▸ Aim
Exactly and only the lines from the first entry through the line with "import pandas as pd" should be copied, both ends included, with no pictures.

▸ Supplied material
↓↓↓
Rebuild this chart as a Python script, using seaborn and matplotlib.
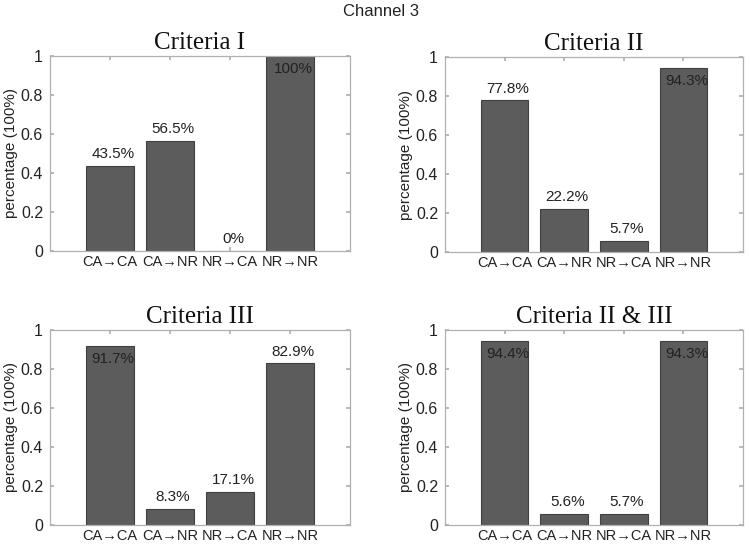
import matplotlib
matplotlib.use("Agg")
import matplotlib.pyplot as plt
import seaborn as sns
import pandas as pd

categories = ["CA→CA", "CA→NR", "NR→CA", "NR→NR"]
titles = ["Criteria I", "Criteria II", "Criteria III", "Criteria II & III"]
crit1 = [0.435, 0.565, 0.0, 1.0]
crit2 = [0.778, 0.222, 0.057, 0.943]
crit3 = [0.917, 0.083, 0.171, 0.829]
crit23 = [0.944, 0.056, 0.057, 0.943]
labels1 = ["43.5%", "56.5%", "0%", "100%"]
labels2 = ["77.8%", "22.2%", "5.7%", "94.3%"]
labels3 = ["91.7%", "8.3%", "17.1%", "82.9%"]
labels23 = ["94.4%", "5.6%", "5.7%", "94.3%"]
yticks = [0, 0.2, 0.4, 0.6, 0.8, 1]
ytick_labels = ["0", "0.2", "0.4", "0.6", "0.8", "1"]

sns.set_theme(style="white")
plt.rcParams['font.family'] = ['Liberation Sans', 'DejaVu Sans']

fig = plt.figure(figsize=(7.5, 5.49), dpi=100)
W, H = 750, 549
boxes = [(50, 56, 300, 195), (445, 57, 298, 195), (50, 330, 300, 195), (445, 330, 298, 195)]
series = [crit1, crit2, crit3, crit23]
labs = [labels1, labels2, labels3, labels23]
barcol = "#5c5c5c"
edgecol = "#404040"
axcol = "#b0b0b0"

for (l, t, w, h), vals, lab, title in zip(boxes, series, labs, titles):
    ax = fig.add_axes([l / W, 1 - (t + h) / H, w / W, h / H])
    df = pd.DataFrame({"cat": categories, "val": vals})
    sns.barplot(data=df, x="cat", y="val", ax=ax, color=barcol, width=0.8,
                saturation=1, edgecolor=edgecol, linewidth=0.8)
    ax.set_xlim(-1, 4)
    ax.set_ylim(0, 1)
    ax.set_yticks(yticks)
    ax.set_yticklabels(ytick_labels, fontsize=11.5, color="#222222")
    ax.tick_params(axis="x", labelsize=10.5, colors="#222222", pad=3)
    ax.tick_params(axis="both", direction="in", length=3, color=axcol,
                   top=True, right=True, bottom=True, left=True, labelcolor="#222222")
    ax.tick_params(axis="y", pad=5)
    for s in ax.spines.values():
        s.set_visible(True)
        s.set_color(axcol)
        s.set_linewidth(0.9)
    ax.set_xlabel("")
    ax.set_ylabel("percentage (100%)", fontsize=11, color="#222222", labelpad=2)
    ax.set_title(title, fontsize=18, family="Liberation Serif", color="#111111", pad=5)
    for i, (v, s) in enumerate(zip(vals, lab)):
        y = v - 0.065 if v > 0.9 else v + 0.06
        ax.text(i + 0.05, y, s, ha="center", va="center", fontsize=11, color="#222222")

fig.text(381 / W, 1 - 12 / H, "Channel 3", ha="center", va="center", fontsize=12, color="#222222")
fig.savefig("out.png", dpi=100)
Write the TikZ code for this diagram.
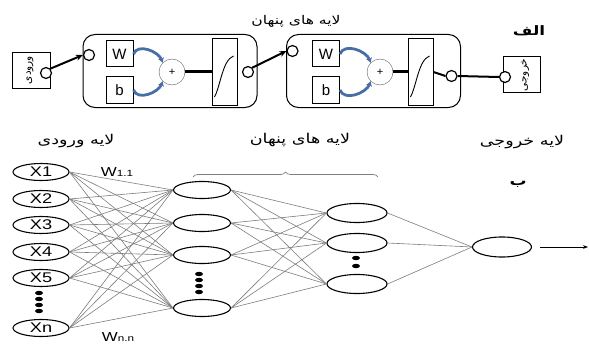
\documentclass[tikz,border=0pt]{standalone}
\usepackage{fontspec}
\setmainfont{Liberation Sans}
\newfontfamily\farsi[Script=Arabic]{DejaVu Sans}
\TeXXeTstate=1
\usetikzlibrary{shapes.geometric,decorations.pathreplacing,arrows.meta}
\definecolor{link_gray}{RGB}{125,125,125}
\definecolor{arc_blue}{RGB}{70,112,165}
\newcommand{\wide}[1]{\scalebox{1.3}[1]{#1}}
\newcommand{\fa}[1]{\wide{\farsi\beginR #1\endR}}

\tikzset{
  neuron/.style={draw, ellipse, line width=1.1pt, minimum width=56pt, minimum height=17pt, inner sep=0pt, font=\fontsize{14}{14}\selectfont},
  link/.style={link_gray, line width=0.6pt},
  port/.style={draw, circle, line width=1.2pt, fill=white, minimum size=11pt, inner sep=0pt},
  block/.style={draw, rounded corners=12pt, line width=1pt, minimum width=174pt, minimum height=73pt},
  wbox/.style={draw, line width=1pt, minimum width=27pt, minimum height=26pt, inner sep=0pt, font=\fontsize{15}{15}\selectfont},
  sumnode/.style={draw, circle, gray!70!black, text=black, minimum size=26pt, inner sep=0pt, font=\fontsize{11}{11}\selectfont},
  tfbox/.style={draw, line width=1pt, minimum width=25pt, minimum height=66pt},
  feed/.style={line width=2pt, -{Stealth[length=7pt, width=6pt]}},
  bluearc/.style={arc_blue, line width=2.8pt, -{Stealth[length=5pt, width=6pt]}},
  title/.style={font=\fontsize{12}{14}\selectfont},
  layertitle/.style={font=\fontsize{13.5}{15}\selectfont},
  boxword/.style={inner sep=0pt, rotate=90, font=\farsi\fontsize{10.5}{12}\selectfont}
}

\begin{document}
\begin{tikzpicture}[x=1pt, y=-1pt]
\useasboundingbox (0,0) rectangle (589,345);

% (alef) one hidden block after another
\node[title] (toptitle) at (296,21) {\fa{لایه های پنهان}};
\node[font=\farsi\bfseries\fontsize{13}{14}\selectfont] (alef) at (529,31) {\wide{الف}};

\node[draw, line width=1pt, minimum width=38pt, minimum height=35pt] (inbox) at (31,70.5) {};
\node[boxword] (intext) at (30,70) {ورودی};
\node[port] (inport) at (46,73) {};

\foreach \n/\bx/\wx/\px/\tx/\iy/\oy in {1/170/119.5/172/224.5/55/72, 2/373.5/326/380/420.5/51/76} {
  \node[block] (blk\n) at (\bx,71) {};
  \node[wbox] (w\n) at (\wx,54) {W};
  \node[wbox] (b\n) at (\wx,90) {b};
  \node[sumnode] (plus\n) at (\px,72) {+};
  \node[tfbox] (tf\n) at (\tx,72) {};
  \draw[line width=0.9pt] (\tx-10,97) .. controls (\tx-4,86) and (\tx-2,60) .. (\tx+9,56);
  \node[port] (pin\n) at (\bx-81,\iy) {};
  \node[port] (pout\n) at (\bx+78,\oy) {};
  \draw[line width=3pt] (plus\n.east) -- (tf\n.west);
  \draw[bluearc] (w\n.east) to[out=70, in=110] (plus\n.north west);
  \draw[bluearc] (b\n.east) to[out=-70, in=-110] (plus\n.south west);
}
\draw[line width=2pt] (tf2.east) -- (pout2.west);

\node[draw, line width=1pt, minimum width=37pt, minimum height=35pt] (outbox) at (521.5,74.5) {};
\node[boxword] (outtext) at (525,75) {خروجی};
\node[port] (outport) at (505,77) {};

\draw[feed] (inport.north east) -- (pin1.west);
\draw[feed] (pout1.north east) -- (pin2.west);
\draw[line width=2pt] (pout2.east) -- (outport.west);

% (be) the layers of the network
\node[layertitle] (intitle) at (76,141) {\fa{لایه ورودی}};
\node[layertitle] (hidtitle) at (300,140) {\fa{لایه های پنهان}};
\node[layertitle] (outtitle) at (522,142) {\fa{لایه خروجی}};
\node[font=\farsi\bfseries\fontsize{13}{14}\selectfont] (be) at (518,184) {\wide{ب}};
\draw[link_gray, line width=0.7pt, decorate, decoration={brace, amplitude=5pt}] (193,177) -- (378,177);

\foreach \i/\y/\t in {1/172/X1, 2/199/X2, 3/225/X3, 4/252/X4, 5/278/X5, 6/328/Xn}
  \node[neuron] (in\i) at (41,\y) {\wide{\t}};
\foreach \j/\y in {1/190, 2/223, 3/255, 4/308}
  \node[neuron, minimum width=57pt] (h\j) at (202,\y) {};
\foreach \k/\y in {1/213, 2/243, 3/284}
  \node[neuron, minimum width=60pt, minimum height=19pt] (g\k) at (357,\y) {};
\node[neuron, minimum width=59pt, minimum height=20pt] (out) at (502,247) {};

\foreach \i in {1,...,6}
  \foreach \j in {1,...,4}
    \draw[link] (in\i.east) -- (h\j.west);
\foreach \j in {1,...,4}
  \foreach \k in {1,2,3}
    \draw[link] (h\j.east) -- (g\k.west);
\foreach \k in {1,2,3}
  \draw[link] (g\k.east) -- (out.west);

\foreach \y in {293,299,305,311}
  \fill (39,\y) ellipse (4pt and 2.2pt);
\foreach \y in {274,280,286,292}
  \fill (199,\y) ellipse (4pt and 2.2pt);
\foreach \y in {258,266}
  \fill (356,\y) ellipse (4pt and 2.2pt);

\node[font=\fontsize{13}{13}\selectfont] (w11) at (117,172) {\wide{W{\fontsize{9}{9}\selectfont 1.1}}};
\node[font=\fontsize{13}{13}\selectfont] (wnn) at (118,337) {\wide{W{\fontsize{9}{9}\selectfont n.n}}};

\coordinate (outend) at (588,247);
\draw[line width=0.8pt, -{Stealth[length=5pt]}] ([xshift=8pt]out.east) -- (outend);
\end{tikzpicture}
\end{document}
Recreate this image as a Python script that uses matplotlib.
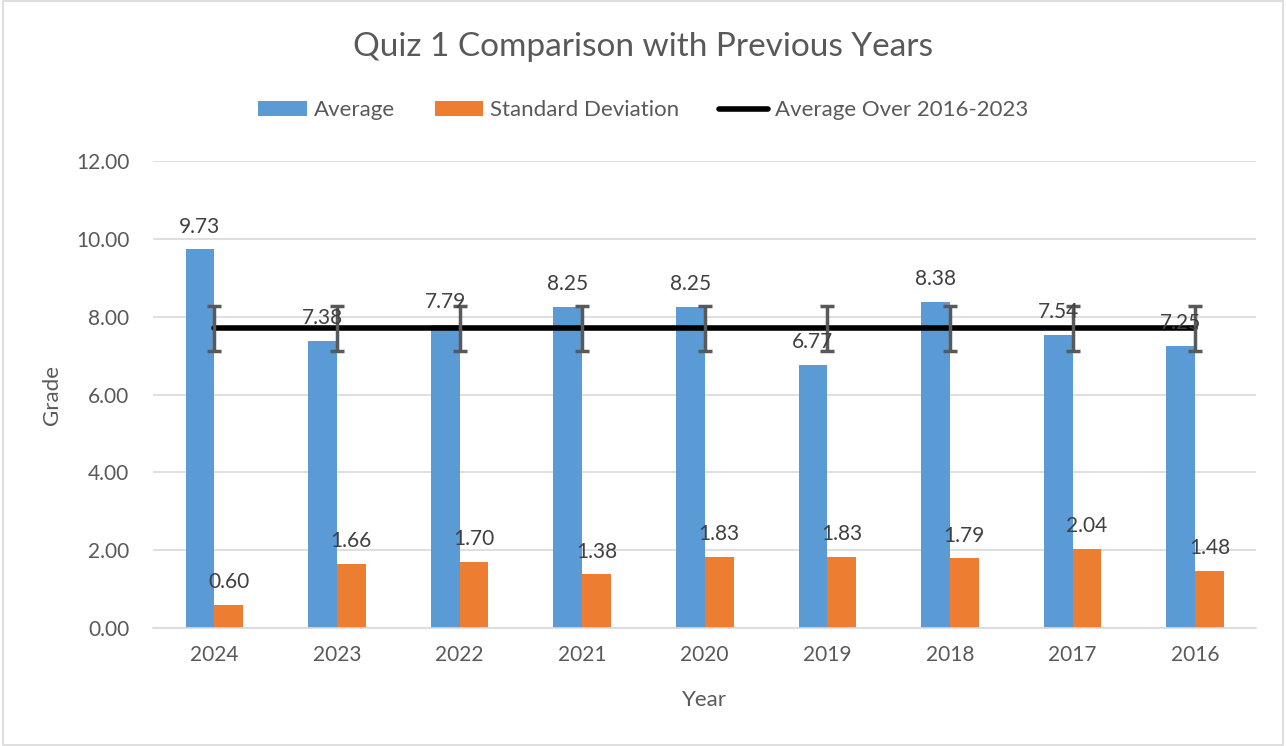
import matplotlib
matplotlib.use('Agg')
import matplotlib.pyplot as plt
import numpy as np
from matplotlib.patches import Rectangle

plt.rcParams['font.family'] = ['Lato', 'DejaVu Sans']

# data
years = ['2024', '2023', '2022', '2021', '2020', '2019', '2018', '2017', '2016']
average = [9.73, 7.38, 7.79, 8.25, 8.25, 6.77, 8.38, 7.54, 7.25]
std_dev = [0.60, 1.66, 1.70, 1.38, 1.83, 1.83, 1.79, 2.04, 1.48]
prev_avg = 7.70
prev_err = 0.57

blue = '#5b9bd5'
orange = '#ed7d31'
txt = '#595959'

fig = plt.figure(figsize=(12.86, 7.46), dpi=100)
fig.patches.append(Rectangle((0.002, 0.002), 0.996, 0.996, transform=fig.transFigure,
                             fill=False, edgecolor='#d9d9d9', linewidth=1.2))
ax = fig.add_axes([0.119, 0.158, 0.858, 0.626])

x = np.arange(len(years))
w = 0.235
ax.bar(x - w / 2, average, w, color=blue, label='Average', zorder=2)
ax.bar(x + w / 2, std_dev, w, color=orange, label='Standard Deviation', zorder=2)

ax.plot(x, [prev_avg] * len(x), color='black', linewidth=4, zorder=3,
        label='Average Over 2016-2023', solid_capstyle='round')
ax.errorbar(x, [prev_avg] * len(x), yerr=prev_err, fmt='none', ecolor='#595959',
            elinewidth=2.5, capsize=5, capthick=2.5, zorder=4)

for xi, v in zip(x, average):
    ax.text(xi - w / 2, v + 0.33, '%.2f' % v, ha='center', va='bottom', fontsize=15, color='#404040', zorder=5)
for xi, v in zip(x, std_dev):
    ax.text(xi + w / 2, v + 0.33, '%.2f' % v, ha='center', va='bottom', fontsize=15, color='#404040', zorder=5)

ax.set_xlim(-0.5, len(years) - 0.5)
ax.set_ylim(0, 12)
ax.set_yticks(np.arange(0, 12.1, 2))
ax.set_yticklabels(['%.2f' % t for t in np.arange(0, 12.1, 2)])
ax.set_xticks(x)
ax.set_xticklabels(years)
ax.tick_params(axis='both', length=0, labelsize=15, labelcolor=txt)
ax.tick_params(axis='y', pad=17)
ax.tick_params(axis='x', pad=12)
ax.grid(axis='y', color='#d9d9d9', linewidth=1.2, zorder=0)
ax.set_axisbelow(True)
for s in ['top', 'right', 'left']:
    ax.spines[s].set_visible(False)
ax.spines['bottom'].set_color('#d9d9d9')
ax.spines['bottom'].set_linewidth(1.2)

ax.set_xlabel('Year', fontsize=16, color=txt, labelpad=18)
ax.set_ylabel('Grade', fontsize=16, color=txt, labelpad=10)

fig.text(0.5, 0.937, 'Quiz 1 Comparison with Previous Years', ha='center', va='center',
         fontsize=24, color=txt)

handles, labels = ax.get_legend_handles_labels()
order = [1, 2, 0]
ax.legend([handles[i] for i in order], [labels[i] for i in order], loc='center',
          bbox_to_anchor=(0.5, 0.852), bbox_transform=fig.transFigure, ncol=3, frameon=False,
          fontsize=16, labelcolor=txt, handlelength=2.2, handletextpad=0.3, columnspacing=1.8)

fig.savefig('out.png', dpi=100)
↑↑↑
▸ Solution to this exercise
Rebuild this chart as a Python script, using seaborn and matplotlib.
import matplotlib
matplotlib.use("Agg")
import matplotlib.pyplot as plt
import seaborn as sns
import pandas as pd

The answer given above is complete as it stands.